The following narrative is a veracious representation of my recollection of events and what I have to say about the character of persons and places is a veracious representation of my opinion of those persons and places, as in the following veracious sentence:
“Any person who questions my veracity is a filthy swine.”
Some quotations are exact. Most are approximations. None are deliberately misleading. I have changed the names and identifying characteristics of a few peripheral figures but most of the names given here are the names which I recall being used at the time.
One will not read far in Millbrook without encountering hyperbolic idioms and extended rhetorical metaphors. I have made a considerable effort to be factual but no effort at all to write my history in a plonking style.

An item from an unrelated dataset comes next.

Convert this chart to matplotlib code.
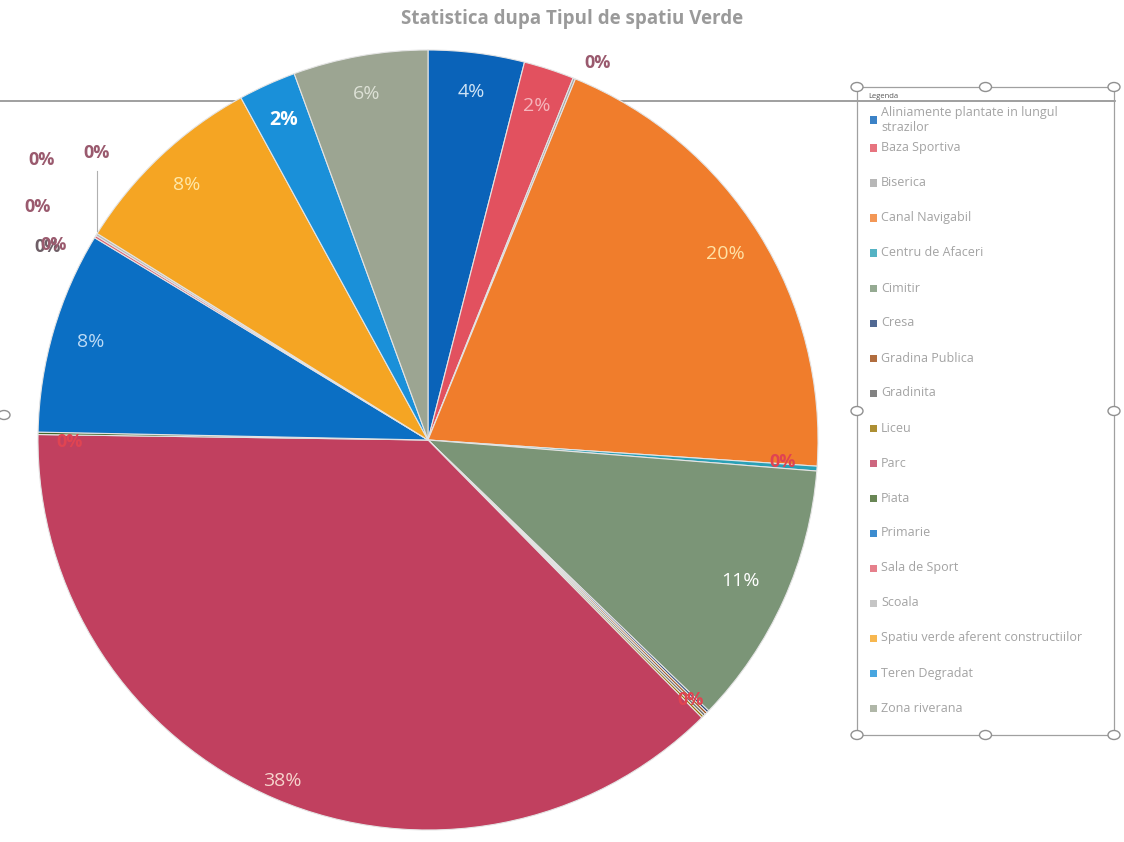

The mental strain produced by attempting to separate style from content under such circumstances may be too much for some people.
I hope readers who find factual errors will write to me about them.
The chapter headings and quotations thereunder are taken from A Connecticut Yankee in King Arthur’s Court by Mark Twain and are in the original order.
Philosophers are so far from rejecting the opinion of a continued existence upon rejecting that of our sensible perceptions, that tho’ all sects agree in the latter sentiment, the former, which is, in a manner, its necessary consequence, has been peculiar to a few extravagant skeptics; who after all maintained that opinion in words only, and were never able to bring themselves sincerely to believe it.